> _WHAT IS REQUIRED_
Print exactly the lines from the first one down to the line that contains "y_ticks = [20, 40, 60, 80, 100, 120]", both included, and skip the pictures.

# # #

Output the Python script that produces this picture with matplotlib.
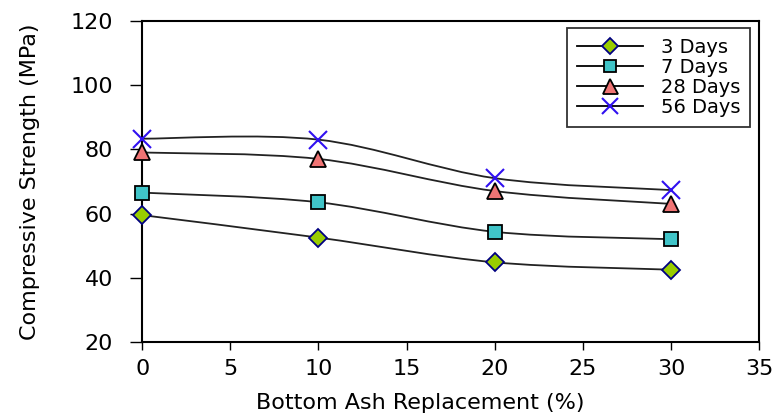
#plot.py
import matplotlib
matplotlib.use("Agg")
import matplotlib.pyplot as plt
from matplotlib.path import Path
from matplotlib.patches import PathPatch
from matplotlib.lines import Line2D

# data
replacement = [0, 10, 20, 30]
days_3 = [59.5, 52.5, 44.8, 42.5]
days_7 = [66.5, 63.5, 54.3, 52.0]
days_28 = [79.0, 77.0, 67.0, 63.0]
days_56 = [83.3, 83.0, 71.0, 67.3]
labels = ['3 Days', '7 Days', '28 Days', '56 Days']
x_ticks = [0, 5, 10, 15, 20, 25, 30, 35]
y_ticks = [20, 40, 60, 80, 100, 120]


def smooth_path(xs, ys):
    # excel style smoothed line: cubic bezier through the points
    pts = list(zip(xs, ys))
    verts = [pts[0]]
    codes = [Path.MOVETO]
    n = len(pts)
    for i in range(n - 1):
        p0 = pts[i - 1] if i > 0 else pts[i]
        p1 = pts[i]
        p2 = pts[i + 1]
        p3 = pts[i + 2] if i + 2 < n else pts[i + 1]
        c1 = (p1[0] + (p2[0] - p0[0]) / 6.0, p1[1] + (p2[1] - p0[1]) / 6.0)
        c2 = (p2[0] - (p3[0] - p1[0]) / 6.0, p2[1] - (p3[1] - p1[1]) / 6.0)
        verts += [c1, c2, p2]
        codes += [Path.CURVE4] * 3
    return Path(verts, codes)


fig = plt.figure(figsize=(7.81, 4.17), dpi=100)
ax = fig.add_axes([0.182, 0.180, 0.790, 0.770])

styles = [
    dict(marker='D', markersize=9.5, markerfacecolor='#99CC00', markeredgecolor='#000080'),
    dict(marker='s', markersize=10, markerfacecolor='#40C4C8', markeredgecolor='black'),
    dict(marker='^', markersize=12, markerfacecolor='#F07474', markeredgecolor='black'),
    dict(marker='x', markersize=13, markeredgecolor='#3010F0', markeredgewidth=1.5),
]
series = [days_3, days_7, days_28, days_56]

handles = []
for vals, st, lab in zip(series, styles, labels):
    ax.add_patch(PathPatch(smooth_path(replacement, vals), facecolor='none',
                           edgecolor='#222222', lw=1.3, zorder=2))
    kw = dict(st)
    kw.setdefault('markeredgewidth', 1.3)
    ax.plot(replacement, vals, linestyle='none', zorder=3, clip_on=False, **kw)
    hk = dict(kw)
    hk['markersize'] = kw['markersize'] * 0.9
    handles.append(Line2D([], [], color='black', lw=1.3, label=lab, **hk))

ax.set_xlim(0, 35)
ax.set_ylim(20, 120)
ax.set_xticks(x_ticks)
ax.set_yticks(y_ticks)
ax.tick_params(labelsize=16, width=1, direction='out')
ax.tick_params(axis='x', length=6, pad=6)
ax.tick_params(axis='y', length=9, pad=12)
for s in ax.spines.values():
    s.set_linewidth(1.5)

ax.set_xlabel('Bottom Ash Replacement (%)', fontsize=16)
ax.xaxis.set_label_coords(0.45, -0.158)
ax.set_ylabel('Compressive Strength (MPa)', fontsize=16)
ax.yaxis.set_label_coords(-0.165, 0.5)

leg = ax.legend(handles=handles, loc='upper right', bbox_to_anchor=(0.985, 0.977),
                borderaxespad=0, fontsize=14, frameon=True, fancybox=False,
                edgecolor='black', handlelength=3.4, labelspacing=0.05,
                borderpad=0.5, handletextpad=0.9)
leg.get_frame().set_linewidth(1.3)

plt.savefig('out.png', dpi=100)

# # #

> _SOLUTION_
Output the Python script that produces this picture with matplotlib.
#plot.py
import matplotlib
matplotlib.use("Agg")
import matplotlib.pyplot as plt
from matplotlib.path import Path
from matplotlib.patches import PathPatch
from matplotlib.lines import Line2D

# data
replacement = [0, 10, 20, 30]
days_3 = [59.5, 52.5, 44.8, 42.5]
days_7 = [66.5, 63.5, 54.3, 52.0]
days_28 = [79.0, 77.0, 67.0, 63.0]
days_56 = [83.3, 83.0, 71.0, 67.3]
labels = ['3 Days', '7 Days', '28 Days', '56 Days']
x_ticks = [0, 5, 10, 15, 20, 25, 30, 35]
y_ticks = [20, 40, 60, 80, 100, 120]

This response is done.